RESEARCH GROUP

GEOMETRY

In a few days, we will participate in the conference
 Geometry meets Combinatorics in Bielefeld
an event in the crossroads of geometry, algebra, and combinatorics. Petra Schwer and Josh Maglione are speakers of the conference.
 
See you there!

The paper "Flag Hilbert--Poincaré series of hyperplane arrangements and their Igusa zeta functions" by Josh Maglione and Christopher Voll has been recently accepted for publication in the Israel Journal of Mathematics!

Link to the paper: arXiv:2103.03640

Abstract:
We introduce and study a class of multivariate rational functions associated with hyperplane arrangements, called flag Hilbert-Poincaré series. These series are intimately connected with Igusa local zeta functions of products of linear polynomials, and their motivic and topological relatives. Our main results include a self-reciprocity result for central arrangements defined over fields of characteristic zero. We also prove combinatorial formulae for a specialization of the flag Hilbert-Poincaré series for irreducible Coxeter arrangements of types A, B, and D in terms of total partitions of the respective types. We show that a different specialization of the flag Hilbert-Poincaré series, which we call the coarse flag Hilbert-Poincaré series, exhibits intriguing nonnegativity features and - in the case of Coxeter arrangements - connections with Eulerian polynomials. For numerous classes and examples of hyperplane arrangements, we determine their (coarse) flag Hilbert-Poincaré series. Some computations were aided by a SageMath package we developed.

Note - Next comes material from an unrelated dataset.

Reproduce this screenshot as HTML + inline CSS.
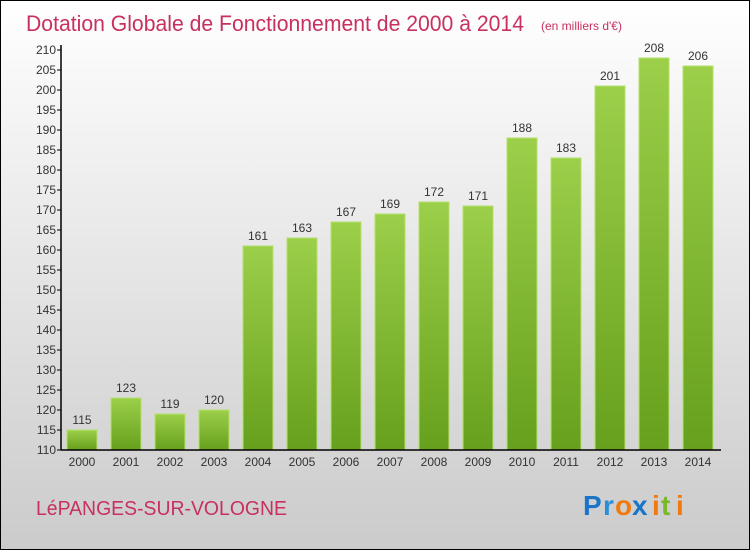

The paper "TriCCo -- a cubulation-based method for computing connected components on triangular grids" by Aiko Voigt, Petra Schwer, Noam von Rotberg and Nicole Knopf has been recently accepted for publication in the journal Geoscientific Model Development!

Link to the paper: arXiv:2111.13761

Abstract:
We present a new method to identify connected components on triangular grids used in atmosphere and climate models to discretize the horizontal dimension. In contrast to structured latitude-longitude grids, triangular grids are unstructured and the neighbors of a grid cell do not simply follow from the grid cell index. This complicates the identification of connected components compared to structured grids. Here, we show that this complication can be addressed by involving the mathematical tool of cubulation, which allows one to map the 2-d cells of the triangular grid onto the vertices of the 3-d cells of a cubic grid. Because the latter is structured, connected components can be readily identified by previously developed software packages for cubic grids. Computing the cubulation can be expensive, but importantly needs to be done only once for a given grid. We implement our method in a Python package that we name TriCCo and make available via pypi, gitlab and zenodo. We document the package and demonstrate its application using simulation output from the ICON atmosphere model. Finally, we characterize its computational performance and compare it to graph-based identifications of connected components using breadth-first search. The latter shows that TriCCo is ready for triangular grids with up to 500,000 cells, but that its speed and memory requirement should be improved for the application to larger grids.